Essa frustração é sentida por muitos defensores do movimento, que veem a causa como um instrumento de conquista eleitoral, mas não como uma prioridade de ação política. O movimento, que antes lutava por um direito legítimo, agora se vê refém das disputas políticas.

O movimento civil como correia de transmissão eleitoral

Ao longo desse processo, o movimento pró-armas se transformou em uma correia de transmissão eleitoral. Muitos ativistas se tornaram cabos eleitorais de candidatos, e os clubes de tiro se tornaram palanques improvisados. Em vez de pautar o debate, o movimento passou a depender da política para se manter relevante, e a causa foi reduzida a uma peça do jogo eleitoral.

Essa captura tem consequências graves para o movimento. Ao se submeter à política partidária, o movimento perde sua autonomia e enfraquece sua capacidade de diálogo com outros setores da sociedade. Além disso, ao transformar a causa em uma plataforma de marketing, o movimento perde a profundidade e a seriedade necessárias para tratar de um direito tão importante.

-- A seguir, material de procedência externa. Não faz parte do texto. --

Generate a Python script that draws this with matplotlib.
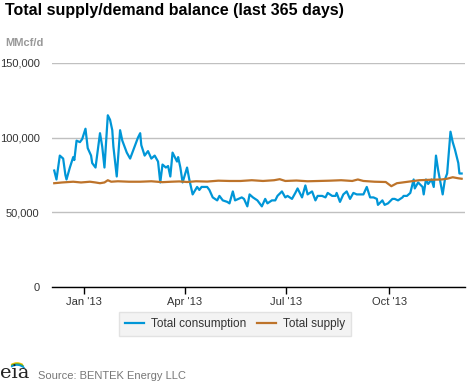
import pandas as pd
import matplotlib
matplotlib.use("Agg")
import matplotlib.pyplot as plt
from matplotlib.patches import Arc

# days relative to 1 Jan 2013, values in thousand MMcf/d
cons_day = [-27, -25, -22, -19, -17, -16, -13, -10, -9, -7, -4, -2, 1, 3, 6, 7, 10, 14, 16, 18,
            21, 23, 25, 26, 29, 32, 34, 38, 41, 42, 45, 48, 50, 51, 54, 57, 60, 63, 66, 68,
            70, 73, 75, 77, 79, 83, 84, 86, 88, 92, 94, 97, 101, 103, 105, 110, 112, 115, 119, 121,
            124, 128, 130, 133, 135, 138, 141, 143, 146, 148, 151, 155, 159, 162, 164, 168, 171, 173, 177, 180,
            182, 186, 189, 191, 195, 198, 200, 204, 207, 209, 213, 216, 218, 222, 225, 226, 229, 232, 235, 238,
            241, 244, 247, 250, 253, 256, 259, 262, 263, 267, 269, 272, 276, 278, 281, 285, 286, 289, 292, 295,
            296, 299, 303, 304, 306, 308, 311, 313, 315, 317, 319, 321, 323, 325, 328, 330, 332, 335, 336, 338]
cons_val = [78, 72, 88, 86, 75, 72, 80, 87, 85, 98, 97, 99, 106, 93, 88, 83, 80, 103, 94, 80,
            115, 112, 105, 94, 74, 105, 98, 90, 86, 88, 94, 100, 103, 95, 88, 91, 86, 88, 84, 70,
            82, 80, 81, 74, 90, 84, 87, 80, 70, 80, 72, 62, 67, 65, 67, 67, 65, 60, 58, 61,
            58, 57, 56, 64, 58, 59, 60, 59, 54, 62, 60, 58, 54, 59, 56, 58, 58, 61, 64, 60,
            61, 59, 63, 66, 60, 68, 62, 64, 58, 61, 61, 60, 63, 61, 61, 63, 57, 62, 64, 59,
            63, 62, 62, 62, 67, 60, 60, 59, 55, 58, 55, 56, 59, 59, 58, 60, 61, 61, 63, 72,
            66, 70, 67, 62, 72, 69, 72, 67, 88, 78, 70, 62, 72, 76, 104, 97, 92, 83, 76, 76]

supply_day = [-27, -20, -10, -3, 5, 10, 14, 18, 21, 24, 30, 40, 50, 60, 70, 78, 85, 92, 100, 110,
              120, 130, 140, 150, 160, 170, 175, 180, 190, 200, 210, 220, 230, 240, 245, 250, 260, 270, 275, 280,
              290, 300, 310, 320, 325, 330, 335, 338]
supply_val = [69.5, 70, 70.5, 70, 70.5, 70, 69.5, 70, 71.5, 70.5, 70.8, 70.5, 70.5, 70.8, 70.2, 70.5, 70.7, 70.3, 70.8, 70.6,
              71.2, 71, 71, 71.5, 71, 71.5, 72.2, 71, 71.3, 70.8, 71, 71.2, 71.5, 71, 72, 71, 70.5, 70.3, 67.5, 69.5,
              70.5, 71.5, 71.8, 72, 72.5, 73.5, 72.8, 72.5]

yticks = [0, 50000, 100000, 150000]
ytick_labels = ["0", "50,000", "100,000", "150,000"]
xticks = ["2013-01-01", "2013-04-01", "2013-07-01", "2013-10-01"]
xtick_labels = ["Jan '13", "Apr '13", "Jul '13", "Oct '13"]

base = pd.Timestamp("2013-01-01")
cons_dates = [base + pd.Timedelta(days=d) for d in cons_day]
supply_dates = [base + pd.Timedelta(days=d) for d in supply_day]

plt.rcParams["font.family"] = ["Liberation Sans", "DejaVu Sans"]

fig = plt.figure(figsize=(4.7, 3.83), dpi=100)
ax = fig.add_axes([52 / 470, 1 - 287 / 383, 413 / 470, 224 / 383])

ax.plot(cons_dates, [v * 1000 for v in cons_val], color="#0096d7", lw=1.6, label="Total consumption")
ax.plot(supply_dates, [v * 1000 for v in supply_val], color="#bd732a", lw=1.6, label="Total supply")

ax.set_ylim(0, 150000)
ax.set_xlim(pd.Timestamp("2012-12-03"), pd.Timestamp("2013-12-08"))
ax.set_yticks(yticks)
ax.set_yticklabels(ytick_labels)
ax.set_xticks([pd.Timestamp(t) for t in xticks])
ax.set_xticklabels(xtick_labels)

ax.grid(axis="y", color="#c0c0c0", lw=1)
ax.set_axisbelow(True)
for s in ["left", "right", "top"]:
    ax.spines[s].set_visible(False)
ax.spines["bottom"].set_color("black")
ax.spines["bottom"].set_linewidth(1)
ax.tick_params(axis="y", length=0, pad=9, labelsize=8, labelcolor="#333333")
ax.tick_params(axis="x", length=5, width=1, pad=2, labelsize=8, labelcolor="#333333")

fig.text(5 / 470, 1 - 3 / 383, "Total supply/demand balance (last 365 days)", fontsize=11.5,
         fontweight="bold", va="top", ha="left", color="black")
fig.text(5 / 470, 1 - 38 / 383, "MMcf/d", fontsize=8, fontweight="bold", va="top", ha="left", color="#999999")

leg = fig.legend(loc="center", bbox_to_anchor=(235 / 470, 1 - 324 / 383), ncol=2, fontsize=8.5,
                 frameon=True, fancybox=False, handlelength=1.6, columnspacing=0.9, handletextpad=0.6,
                 borderpad=0.5)
leg.get_frame().set_facecolor("#f0f0f0")
leg.get_frame().set_edgecolor("#dddddd")
for t in leg.get_texts():
    t.set_color("#333333")

# eia logo
fig.text(0 / 470, 1 - 382 / 383, "eia", fontsize=14, family="DejaVu Serif", color="#222222",
         va="bottom", ha="left")
lax = fig.add_axes([0, 0, 30 / 470, 25 / 383])
lax.set_xlim(0, 30)
lax.set_ylim(0, 25)
lax.axis("off")
lax.add_patch(Arc((17, 8), 22, 24, theta1=60, theta2=120, color="#f2c300", lw=1.2))
lax.add_patch(Arc((17, 7), 22, 24, theta1=55, theta2=120, color="#5aa832", lw=1.2))
lax.add_patch(Arc((17, 6), 22, 24, theta1=50, theta2=120, color="#0096d7", lw=1.2))

fig.text(38 / 470, 1 - 376 / 383, "Source: BENTEK Energy LLC", fontsize=8, color="#777777",
         va="center", ha="left")

fig.savefig("out.png", dpi=100)
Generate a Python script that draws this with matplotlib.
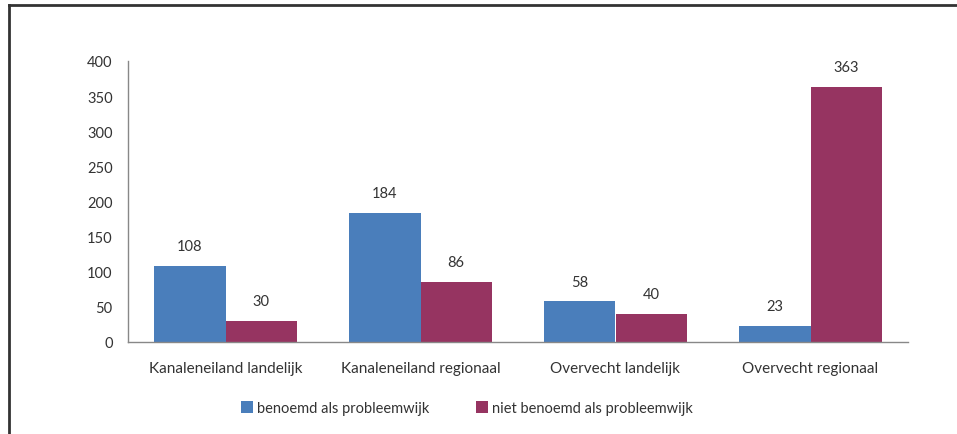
import matplotlib.pyplot as plt
import numpy as np
from matplotlib.lines import Line2D

categories = ["Kanaleneiland landelijk", "Kanaleneiland regionaal", "Overvecht landelijk", "Overvecht regionaal"]
series_names = ["benoemd als probleemwijk", "niet benoemd als probleemwijk"]
benoemd = [108, 184, 58, 23]
niet_benoemd = [30, 86, 40, 363]
yticks = [0, 50, 100, 150, 200, 250, 300, 350, 400]

plt.rcParams['font.family'] = ['Lato', 'DejaVu Sans']
fig = plt.figure(figsize=(9.57, 4.35), dpi=100)
ax = fig.add_axes([128/957, 1-343/435, (908-128)/957, (343-62)/435])

x = np.arange(len(categories))
w = 0.365
colors = ["#4A7EBB", "#963461"]
b1 = ax.bar(x - w/2, benoemd, w, color=colors[0], label=series_names[0])
b2 = ax.bar(x + w/2, niet_benoemd, w, color=colors[1], label=series_names[1])
for bars, vals in ((b1, benoemd), (b2, niet_benoemd)):
    for r, v in zip(bars, vals):
        ax.text(r.get_x() + r.get_width()/2, v + 18, str(v), ha='center', va='bottom', fontsize=10.5, color='#333333')

ax.set_xlim(-0.5, len(categories) - 0.5)
ax.set_ylim(0, 400)
ax.set_yticks(yticks)
ax.set_xticks(x)
ax.set_xticklabels(categories, fontsize=11)
ax.tick_params(axis='both', length=0, colors='#333333')
ax.tick_params(axis='y', labelsize=10.5, pad=11)
ax.tick_params(axis='x', pad=14)
for s in ['top', 'right']:
    ax.spines[s].set_visible(False)
for s in ['left', 'bottom']:
    ax.spines[s].set_color('#888888')
    ax.spines[s].set_linewidth(1)

fig.legend(handles=[b1, b2], labels=series_names, loc='center', bbox_to_anchor=(467/957, 1-409/435),
           ncol=2, frameon=False, fontsize=10.5, handlelength=0.8, handleheight=0.8, columnspacing=3.2, handletextpad=0.3,
           labelcolor='#333333')

# outer frame (top and left edges)
fig.add_artist(Line2D([9/957, 1], [1-6/435, 1-6/435], transform=fig.transFigure, color='#333333', lw=2))
fig.add_artist(Line2D([9/957, 9/957], [0, 1-6/435], transform=fig.transFigure, color='#333333', lw=2))

fig.savefig("out.png", dpi=100)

A retomada da autonomia: O caminho para a reconstrução da causa

O movimento pró-armas precisa retomar sua autonomia. Não é que se deva abandonar o debate político, mas é essencial que o movimento seja conduzido por seus próprios princípios, não pela agenda eleitoral. A causa deve ser tratada como um direito civil legítimo, discutido de forma técnica e responsável, sem cair nas armadilhas da polarização. Para isso, é necessário que o movimento volte a ser uma voz independente, que dialogue com a sociedade e com as autoridades de forma construtiva.

A luta pelo direito ao armamento não pode ser uma peça de marketing eleitoral. Ela deve ser um debate sobre segurança pública, liberdade individual e cidadania, longe das distorções ideológicas e das promessas vazias. Só assim o movimento poderá reconquistar a confiança da sociedade e alcançar seus objetivos reais.